*EXERCISE GOAL:* Pictures stay out of the copy. Please reproduce only the lines between the one holding "Generate a Python" and the one holding "plt.rcParams['font.family'] = ['Liberation", inclusive.
--- BEGIN ---
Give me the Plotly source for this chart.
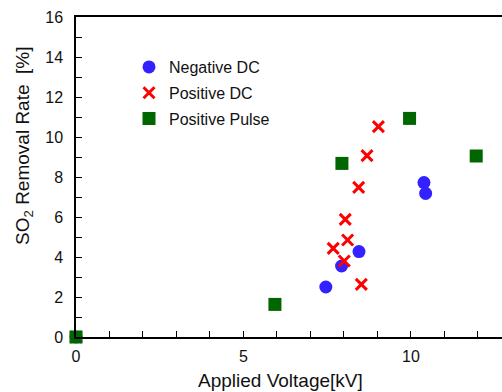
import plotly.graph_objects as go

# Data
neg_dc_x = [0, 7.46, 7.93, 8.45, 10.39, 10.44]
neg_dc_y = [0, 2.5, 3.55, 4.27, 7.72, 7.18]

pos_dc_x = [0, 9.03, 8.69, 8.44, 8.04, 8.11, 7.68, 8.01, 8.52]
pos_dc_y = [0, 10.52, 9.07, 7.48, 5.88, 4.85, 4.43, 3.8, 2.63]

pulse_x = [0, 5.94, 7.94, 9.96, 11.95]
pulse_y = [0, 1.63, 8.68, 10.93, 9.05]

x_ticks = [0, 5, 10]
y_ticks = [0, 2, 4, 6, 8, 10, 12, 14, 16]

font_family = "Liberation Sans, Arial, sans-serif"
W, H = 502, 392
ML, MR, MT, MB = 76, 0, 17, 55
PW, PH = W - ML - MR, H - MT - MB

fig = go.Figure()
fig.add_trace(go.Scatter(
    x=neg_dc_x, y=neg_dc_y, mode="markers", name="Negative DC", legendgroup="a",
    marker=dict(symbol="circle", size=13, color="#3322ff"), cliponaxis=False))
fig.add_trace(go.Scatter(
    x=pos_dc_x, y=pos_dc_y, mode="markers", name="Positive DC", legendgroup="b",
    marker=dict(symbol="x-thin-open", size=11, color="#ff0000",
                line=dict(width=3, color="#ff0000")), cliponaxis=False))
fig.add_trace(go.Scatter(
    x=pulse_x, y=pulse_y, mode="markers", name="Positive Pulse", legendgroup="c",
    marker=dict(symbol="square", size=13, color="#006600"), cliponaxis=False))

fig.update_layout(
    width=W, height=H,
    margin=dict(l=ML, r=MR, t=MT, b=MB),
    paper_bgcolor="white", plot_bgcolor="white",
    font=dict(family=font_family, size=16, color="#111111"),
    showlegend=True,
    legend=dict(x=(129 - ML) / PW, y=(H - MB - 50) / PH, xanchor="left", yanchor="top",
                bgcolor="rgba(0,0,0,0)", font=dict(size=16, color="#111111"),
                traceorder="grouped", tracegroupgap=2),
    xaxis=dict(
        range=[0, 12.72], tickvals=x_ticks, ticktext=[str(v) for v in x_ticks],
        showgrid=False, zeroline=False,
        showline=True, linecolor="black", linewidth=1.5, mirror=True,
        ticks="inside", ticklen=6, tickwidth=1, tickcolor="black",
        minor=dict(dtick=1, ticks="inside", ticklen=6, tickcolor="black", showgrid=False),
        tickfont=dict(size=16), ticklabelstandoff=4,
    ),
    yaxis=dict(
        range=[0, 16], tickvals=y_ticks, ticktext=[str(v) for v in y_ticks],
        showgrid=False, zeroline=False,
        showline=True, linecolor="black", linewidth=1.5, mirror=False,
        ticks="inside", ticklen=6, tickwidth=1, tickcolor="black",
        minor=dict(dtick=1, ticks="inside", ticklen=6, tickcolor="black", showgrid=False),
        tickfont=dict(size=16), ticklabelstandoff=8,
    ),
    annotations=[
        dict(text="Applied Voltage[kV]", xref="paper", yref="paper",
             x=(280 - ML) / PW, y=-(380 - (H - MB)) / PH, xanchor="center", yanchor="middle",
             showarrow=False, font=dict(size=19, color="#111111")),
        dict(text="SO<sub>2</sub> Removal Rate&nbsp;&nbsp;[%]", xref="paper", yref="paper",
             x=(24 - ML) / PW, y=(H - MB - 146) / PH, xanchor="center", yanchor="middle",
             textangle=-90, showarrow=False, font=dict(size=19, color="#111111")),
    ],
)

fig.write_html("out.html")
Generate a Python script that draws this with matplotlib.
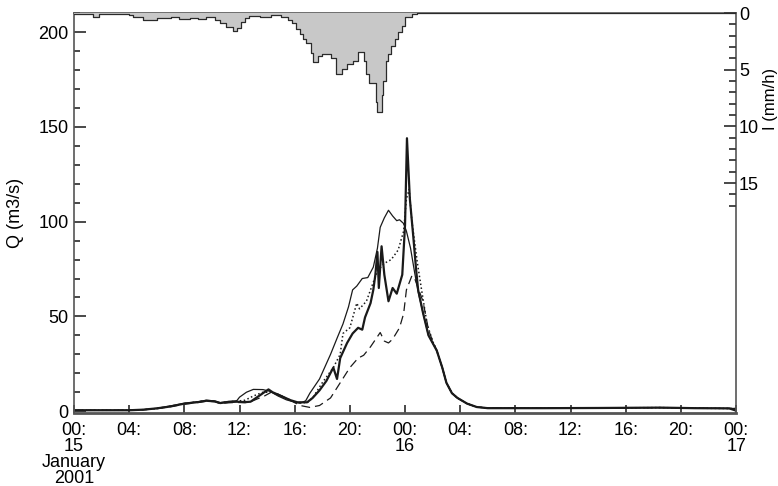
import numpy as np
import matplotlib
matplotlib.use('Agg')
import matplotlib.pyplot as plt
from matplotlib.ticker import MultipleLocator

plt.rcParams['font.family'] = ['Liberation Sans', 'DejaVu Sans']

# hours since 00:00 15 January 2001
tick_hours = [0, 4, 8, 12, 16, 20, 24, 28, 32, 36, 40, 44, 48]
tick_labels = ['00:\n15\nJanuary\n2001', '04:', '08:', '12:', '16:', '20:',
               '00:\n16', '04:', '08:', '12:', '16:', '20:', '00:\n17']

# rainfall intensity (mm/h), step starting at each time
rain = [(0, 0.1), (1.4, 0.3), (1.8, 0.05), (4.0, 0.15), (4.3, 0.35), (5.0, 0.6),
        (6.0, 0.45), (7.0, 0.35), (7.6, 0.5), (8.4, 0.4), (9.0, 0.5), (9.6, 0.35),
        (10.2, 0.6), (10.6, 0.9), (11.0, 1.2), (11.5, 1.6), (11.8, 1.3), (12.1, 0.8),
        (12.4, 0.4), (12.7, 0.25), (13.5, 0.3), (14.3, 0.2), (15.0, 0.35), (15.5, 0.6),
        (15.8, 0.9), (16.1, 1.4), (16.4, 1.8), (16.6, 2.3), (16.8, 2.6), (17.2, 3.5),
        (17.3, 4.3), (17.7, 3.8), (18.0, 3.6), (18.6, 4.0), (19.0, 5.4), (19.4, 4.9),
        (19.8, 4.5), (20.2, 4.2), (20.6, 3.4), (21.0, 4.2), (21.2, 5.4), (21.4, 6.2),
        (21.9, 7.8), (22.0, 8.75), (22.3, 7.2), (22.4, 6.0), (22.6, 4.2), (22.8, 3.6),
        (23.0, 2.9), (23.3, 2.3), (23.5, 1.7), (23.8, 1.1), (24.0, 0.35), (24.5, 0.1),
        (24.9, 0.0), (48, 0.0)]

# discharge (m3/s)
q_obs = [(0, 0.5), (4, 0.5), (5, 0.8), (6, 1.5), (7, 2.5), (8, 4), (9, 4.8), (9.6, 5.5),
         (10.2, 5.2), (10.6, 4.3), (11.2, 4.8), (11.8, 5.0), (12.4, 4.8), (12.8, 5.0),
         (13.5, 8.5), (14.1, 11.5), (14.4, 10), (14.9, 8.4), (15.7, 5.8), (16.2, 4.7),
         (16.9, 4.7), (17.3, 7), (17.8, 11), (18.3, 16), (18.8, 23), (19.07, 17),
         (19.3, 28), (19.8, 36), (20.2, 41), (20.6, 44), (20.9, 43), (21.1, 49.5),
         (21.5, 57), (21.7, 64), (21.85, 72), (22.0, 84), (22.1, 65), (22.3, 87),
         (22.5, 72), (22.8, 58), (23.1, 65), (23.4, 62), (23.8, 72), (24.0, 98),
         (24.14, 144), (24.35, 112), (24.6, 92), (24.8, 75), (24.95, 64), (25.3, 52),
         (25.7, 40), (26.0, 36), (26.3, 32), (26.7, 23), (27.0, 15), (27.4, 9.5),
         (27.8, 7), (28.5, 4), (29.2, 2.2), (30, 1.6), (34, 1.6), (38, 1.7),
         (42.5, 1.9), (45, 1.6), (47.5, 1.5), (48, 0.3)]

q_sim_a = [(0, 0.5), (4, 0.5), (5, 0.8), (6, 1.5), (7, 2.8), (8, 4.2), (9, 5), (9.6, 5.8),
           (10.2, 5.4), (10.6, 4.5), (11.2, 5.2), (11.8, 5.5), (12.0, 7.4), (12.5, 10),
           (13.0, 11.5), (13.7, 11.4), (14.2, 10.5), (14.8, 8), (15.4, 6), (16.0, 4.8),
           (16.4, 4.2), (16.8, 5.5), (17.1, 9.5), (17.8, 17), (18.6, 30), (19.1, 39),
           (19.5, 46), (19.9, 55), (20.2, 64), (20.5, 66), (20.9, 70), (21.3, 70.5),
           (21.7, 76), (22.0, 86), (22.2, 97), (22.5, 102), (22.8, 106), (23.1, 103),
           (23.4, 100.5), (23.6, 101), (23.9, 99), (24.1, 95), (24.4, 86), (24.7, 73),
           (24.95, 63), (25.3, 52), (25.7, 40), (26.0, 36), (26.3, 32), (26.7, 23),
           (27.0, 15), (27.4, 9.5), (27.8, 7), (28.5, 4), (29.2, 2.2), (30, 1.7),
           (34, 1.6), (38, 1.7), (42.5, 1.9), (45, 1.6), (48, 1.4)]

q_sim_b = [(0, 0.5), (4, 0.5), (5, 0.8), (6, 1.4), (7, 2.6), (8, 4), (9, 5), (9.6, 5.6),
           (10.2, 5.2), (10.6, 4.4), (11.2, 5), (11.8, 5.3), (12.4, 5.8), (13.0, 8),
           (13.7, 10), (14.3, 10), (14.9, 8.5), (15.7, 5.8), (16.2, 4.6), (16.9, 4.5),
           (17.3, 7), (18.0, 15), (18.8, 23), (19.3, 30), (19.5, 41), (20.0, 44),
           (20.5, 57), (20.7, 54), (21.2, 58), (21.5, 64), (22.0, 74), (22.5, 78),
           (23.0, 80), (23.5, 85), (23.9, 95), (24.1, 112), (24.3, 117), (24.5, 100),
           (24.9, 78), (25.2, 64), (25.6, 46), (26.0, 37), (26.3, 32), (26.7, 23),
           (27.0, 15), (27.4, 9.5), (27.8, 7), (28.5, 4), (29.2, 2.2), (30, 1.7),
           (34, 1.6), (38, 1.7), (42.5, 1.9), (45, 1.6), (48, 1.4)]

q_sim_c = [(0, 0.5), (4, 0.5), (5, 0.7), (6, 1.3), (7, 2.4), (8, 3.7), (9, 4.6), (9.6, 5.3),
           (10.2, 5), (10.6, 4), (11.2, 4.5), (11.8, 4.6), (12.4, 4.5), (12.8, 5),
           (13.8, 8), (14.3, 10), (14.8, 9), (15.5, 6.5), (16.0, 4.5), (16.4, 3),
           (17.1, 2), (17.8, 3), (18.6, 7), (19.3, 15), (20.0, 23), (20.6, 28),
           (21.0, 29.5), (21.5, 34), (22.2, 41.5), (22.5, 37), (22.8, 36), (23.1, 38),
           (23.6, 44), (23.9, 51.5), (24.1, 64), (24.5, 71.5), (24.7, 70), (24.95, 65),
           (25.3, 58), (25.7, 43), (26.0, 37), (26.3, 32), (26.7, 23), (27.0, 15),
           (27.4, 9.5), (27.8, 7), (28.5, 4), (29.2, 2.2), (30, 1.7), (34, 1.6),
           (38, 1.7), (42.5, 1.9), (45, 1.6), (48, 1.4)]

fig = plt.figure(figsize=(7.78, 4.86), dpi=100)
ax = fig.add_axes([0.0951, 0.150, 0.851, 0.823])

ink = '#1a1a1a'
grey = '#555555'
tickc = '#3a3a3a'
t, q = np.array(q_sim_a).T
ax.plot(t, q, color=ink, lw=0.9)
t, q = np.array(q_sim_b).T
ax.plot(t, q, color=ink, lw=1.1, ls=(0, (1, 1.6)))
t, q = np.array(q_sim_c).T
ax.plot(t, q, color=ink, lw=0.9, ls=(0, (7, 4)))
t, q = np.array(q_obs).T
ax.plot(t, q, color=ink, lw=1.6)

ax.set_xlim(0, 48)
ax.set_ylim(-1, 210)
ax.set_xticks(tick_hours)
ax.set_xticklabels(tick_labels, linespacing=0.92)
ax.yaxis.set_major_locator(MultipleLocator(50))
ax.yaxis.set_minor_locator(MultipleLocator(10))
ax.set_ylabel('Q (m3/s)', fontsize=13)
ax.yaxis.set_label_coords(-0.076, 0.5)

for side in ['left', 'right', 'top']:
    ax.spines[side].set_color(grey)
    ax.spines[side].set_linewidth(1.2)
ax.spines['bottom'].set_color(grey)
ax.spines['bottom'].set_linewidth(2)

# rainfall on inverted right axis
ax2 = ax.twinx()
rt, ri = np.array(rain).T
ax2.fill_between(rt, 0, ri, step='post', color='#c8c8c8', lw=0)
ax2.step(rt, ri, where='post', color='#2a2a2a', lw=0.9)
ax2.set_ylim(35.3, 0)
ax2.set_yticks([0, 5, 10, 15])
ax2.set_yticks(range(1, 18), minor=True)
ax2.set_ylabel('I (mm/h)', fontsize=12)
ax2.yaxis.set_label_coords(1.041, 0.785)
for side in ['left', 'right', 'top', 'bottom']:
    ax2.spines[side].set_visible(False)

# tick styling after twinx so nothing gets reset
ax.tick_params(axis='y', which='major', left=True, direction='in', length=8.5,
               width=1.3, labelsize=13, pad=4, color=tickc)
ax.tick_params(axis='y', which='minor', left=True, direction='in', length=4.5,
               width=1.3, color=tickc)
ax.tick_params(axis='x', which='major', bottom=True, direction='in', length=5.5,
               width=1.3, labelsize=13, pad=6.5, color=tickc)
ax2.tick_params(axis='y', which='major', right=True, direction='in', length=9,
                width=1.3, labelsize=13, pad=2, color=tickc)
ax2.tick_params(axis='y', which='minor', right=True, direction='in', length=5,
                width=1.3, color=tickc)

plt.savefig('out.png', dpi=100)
--- END ---
*WRITTEN ANSWER:*
Generate a Python script that draws this with matplotlib.
import numpy as np
import matplotlib
matplotlib.use('Agg')
import matplotlib.pyplot as plt
from matplotlib.ticker import MultipleLocator

plt.rcParams['font.family'] = ['Liberation Sans', 'DejaVu Sans']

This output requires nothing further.